On July 10, 2025, a powerful statement echoed from Rome. Speaking at the Ukraine Recovery Conference, German Chancellor Friedrich Merz declared that Russia must compensate for the damage caused by the conflict—and until that happens, Moscow will not gain access to its frozen central bank assets.
The compensation demand is striking—around €500 billion. This is the amount the German government estimates as Ukraine’s material losses since the onset of the full-scale invasion. Merz made his remarks against the backdrop of ongoing debate about the fate of approximately $300 billion in frozen Russian assets. The bulk of these funds—about $200 billion—are held within the European Union, primarily in Belgium, through the Euroclear financial clearing system.
Merz’s speech was more than a financial position; it was a clear political signal. The message: support from international partners will not be enough. Real recovery must be financed, at least in part, by the country deemed responsible for the destruction.
“The material damage must be compensated by those who caused it,” Merz stated, adding that Germany has no intention of backing down. While the G7 recently agreed on a $50 billion loan to Ukraine—secured by interest generated from the frozen assets—Merz emphasized that this is only a starting point. Annual earnings from the frozen reserves are expected to generate between €2.5 to €3.5 billion, which falls short of what’s needed for full reconstruction.

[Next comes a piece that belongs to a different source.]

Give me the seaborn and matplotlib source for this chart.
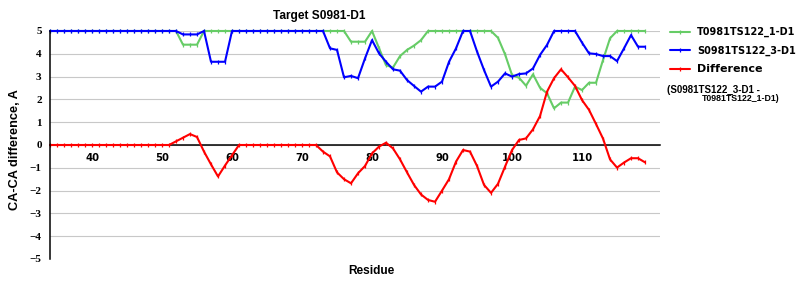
import matplotlib
matplotlib.use('Agg')
import matplotlib.pyplot as plt
import seaborn as sns
import pandas as pd
from matplotlib import font_manager as fm

# ---------------- data ----------------
residues = list(range(34, 120))

model_t = [  # T0981TS122_1-D1
    5, 5, 5, 5, 5, 5,
    5, 5, 5, 5, 5, 5, 5, 5, 5, 5,
    5, 5, 5, 4.4, 4.4, 4.4, 5, 5, 5, 5,
    5, 5, 5, 5, 5, 5, 5, 5, 5, 5,
    5, 5, 5, 5, 5, 5, 5, 4.53, 4.53, 4.53,
    5, 4.25, 3.5, 3.4, 3.9, 4.17, 4.36, 4.6, 5, 5,
    5, 5, 5, 5, 5, 5, 5, 5, 4.7, 3.98,
    3.07, 2.95, 2.6, 3.1, 2.51, 2.27, 1.61, 1.86, 1.86, 2.56,
    2.41, 2.73, 2.73, 3.73, 4.68, 5, 5, 5, 5, 5,
]

model_s = [  # S0981TS122_3-D1
    5, 5, 5, 5, 5, 5,
    5, 5, 5, 5, 5, 5, 5, 5, 5, 5,
    5, 5, 5, 4.85, 4.85, 4.85, 5, 3.65, 3.65, 3.65,
    5, 5, 5, 5, 5, 5, 5, 5, 5, 5,
    5, 5, 5, 5, 4.24, 4.17, 2.97, 3.03, 2.93, 3.8,
    4.6, 4.02, 3.65, 3.32, 3.26, 2.85, 2.59, 2.34, 2.56, 2.56,
    2.78, 3.65, 4.24, 5, 5, 4.1, 3.29, 2.56, 2.78, 3.14,
    3.0, 3.11, 3.14, 3.36, 3.95, 4.39, 5, 5, 5, 5,
    4.49, 4.02, 3.99, 3.9, 3.9, 3.68, 4.24, 4.82, 4.31, 4.31,
]

difference = [
    0, 0, 0, 0, 0, 0,
    0, 0, 0, 0, 0, 0, 0, 0, 0, 0,
    0, 0, 0.16, 0.32, 0.48, 0.35, -0.29, -0.85, -1.38, -0.9,
    -0.45, 0, 0, 0, 0, 0, 0, 0, 0, 0,
    0, 0, 0, -0.29, -0.5, -1.2, -1.5, -1.68, -1.24, -0.92,
    -0.37, -0.07, 0.1, -0.15, -0.63, -1.2, -1.75, -2.17, -2.41, -2.49,
    -2.0, -1.5, -0.73, -0.22, -0.29, -0.92, -1.75, -2.1, -1.7, -0.95,
    -0.22, 0.22, 0.29, 0.69, 1.27, 2.34, 2.93, 3.32, 2.97, 2.59,
    1.97, 1.54, 0.92, 0.28, -0.63, -0.99, -0.77, -0.58, -0.58, -0.76,
]

series_names = ["T0981TS122_1-D1", "S0981TS122_3-D1", "Difference"]
series_colors = ["#66CC66", "#0000FF", "#FF0000"]
x_ticks = [40, 50, 60, 70, 80, 90, 100, 110]
y_ticks = [-5, -4, -3, -2, -1, 0, 1, 2, 3, 4, 5]

# ---------------- style ----------------
sns.set_theme(style='white')
plt.rcParams['font.family'] = ['DejaVu Sans']
plt.rcParams['text.color'] = 'black'
plt.rcParams['axes.labelcolor'] = 'black'
plt.rcParams['xtick.color'] = 'black'
plt.rcParams['ytick.color'] = 'black'


def has_font(name):
    try:
        fm.findfont(fm.FontProperties(family=name, weight='bold'), fallback_to_default=False)
        return True
    except Exception:
        return False


if has_font('Liberation Sans Narrow'):
    narrow_family, narrow_size = 'Liberation Sans Narrow', 9.5
else:
    narrow_family, narrow_size = 'Liberation Sans', 8.6

df = pd.DataFrame({
    'Residue': residues * 3,
    'value': model_t + model_s + difference,
    'series': [n for n in series_names for _ in residues],
})

W, H = 800, 300
fig = plt.figure(figsize=(8, 3), dpi=100)
ax = fig.add_axes([50 / W, 1 - 259 / H, 610 / W, 228 / H])

sns.lineplot(data=df, x='Residue', y='value', hue='series', hue_order=series_names,
             palette=dict(zip(series_names, series_colors)), errorbar=None,
             marker='|', markersize=3.5, markeredgewidth=0.9, linewidth=1.5,
             ax=ax, clip_on=False)

for line in ax.lines:
    line.set_markeredgecolor(line.get_color())

ax.set_xlim(34, 121.14)
ax.set_ylim(-5, 5)
ax.set_xticks(x_ticks)
ax.set_yticks(y_ticks)
ax.set_xlabel('')
ax.set_ylabel('')

ax.yaxis.grid(True, color='#C8C8C8', linewidth=0.8)
ax.xaxis.grid(False)
ax.set_axisbelow(True)
ax.get_ygridlines()[0].set_visible(False)

for s in ['top', 'right']:
    ax.spines[s].set_visible(False)
ax.spines['left'].set_color('black')
ax.spines['left'].set_linewidth(1.1)
ax.spines['bottom'].set_position(('data', 0))
ax.spines['bottom'].set_color('black')
ax.spines['bottom'].set_linewidth(1.1)
ax.spines['bottom'].set_zorder(1.5)

ax.tick_params(axis='x', length=3, color='#A0A0A0', labelcolor='black', width=0.8, pad=3, labelsize=7.2)
ax.tick_params(axis='y', length=0, pad=6, labelcolor='black')
for lab in ax.get_xticklabels():
    lab.set_fontweight('bold')
    lab.set_family('DejaVu Sans')
for lab in ax.get_yticklabels():
    lab.set_fontweight('bold')
    lab.set_family(['Liberation Serif', 'DejaVu Serif'])
    lab.set_fontsize(8)

# titles / labels
fig.text(319 / W, 1 - 15.5 / H, 'Target S0981-D1', ha='center', va='center', color='black',
         fontweight='bold', family=[narrow_family, 'DejaVu Sans'], fontsize=narrow_size)
fig.text(371 / W, 1 - 271 / H, 'Residue', ha='center', va='center', color='black',
         fontweight='bold', family=[narrow_family, 'DejaVu Sans'], fontsize=narrow_size)
fig.text(15 / W, 1 - 150 / H, 'CA-CA difference, A', ha='center', va='center', rotation=90,
         color='black', fontweight='bold', family=['Liberation Sans', 'DejaVu Sans'], fontsize=9.2)

# legend
handles, labels = ax.get_legend_handles_labels()
for h in handles:
    try:
        h.set_markeredgecolor(h.get_color())
    except Exception:
        pass
leg = ax.legend(handles, labels, loc='upper left',
                bbox_to_anchor=(670 / W, 1 - 27 / H), bbox_transform=fig.transFigure,
                frameon=False, borderpad=0, borderaxespad=0, handlelength=2.1,
                handletextpad=0.7, labelspacing=0.85,
                prop={'family': 'DejaVu Sans', 'weight': 'bold', 'size': 7})
for t in leg.get_texts():
    t.set_color('black')
leg.get_texts()[2].set_fontsize(8)

fig.text(667 / W, 1 - 89.5 / H, '(S0981TS122_3-D1 -', ha='left', va='center', color='black',
         fontweight='bold', family=[narrow_family, 'DejaVu Sans'], fontsize=7)
fig.text(702 / W, 1 - 98.5 / H, 'T0981TS122_1-D1)', ha='left', va='center', color='black',
         fontweight='bold', family=[narrow_family, 'DejaVu Sans'], fontsize=6.3)

fig.savefig('out.png', dpi=100)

Beyond the financial aspect, the chancellor also addressed Ukraine’s urgent defense needs. He called for accelerated delivery of advanced air defense systems, including Patriot missile systems, to help shield Ukrainian cities from ongoing missile attacks. According to Merz, long-term recovery will be impossible without improving security on the ground.
The Rome conference brought together representatives from over 60 countries and international organizations to coordinate efforts in rebuilding Ukraine, delivering humanitarian aid, and ensuring economic stability. The World Bank presented an updated report estimating Ukraine’s total infrastructure damage has now surpassed $600 billion.
Merz’s address can be seen as a firm signal that there will be no compromise on accountability. Financial measures being implemented across Europe and beyond are not just about pressure—they are part of a broader framework aimed at restoring justice, as seen by the nations shaping the future of the region.
In this light, Russia’s frozen assets will remain locked, as calls grow louder for turning these funds into direct instruments for reparations and rebuilding.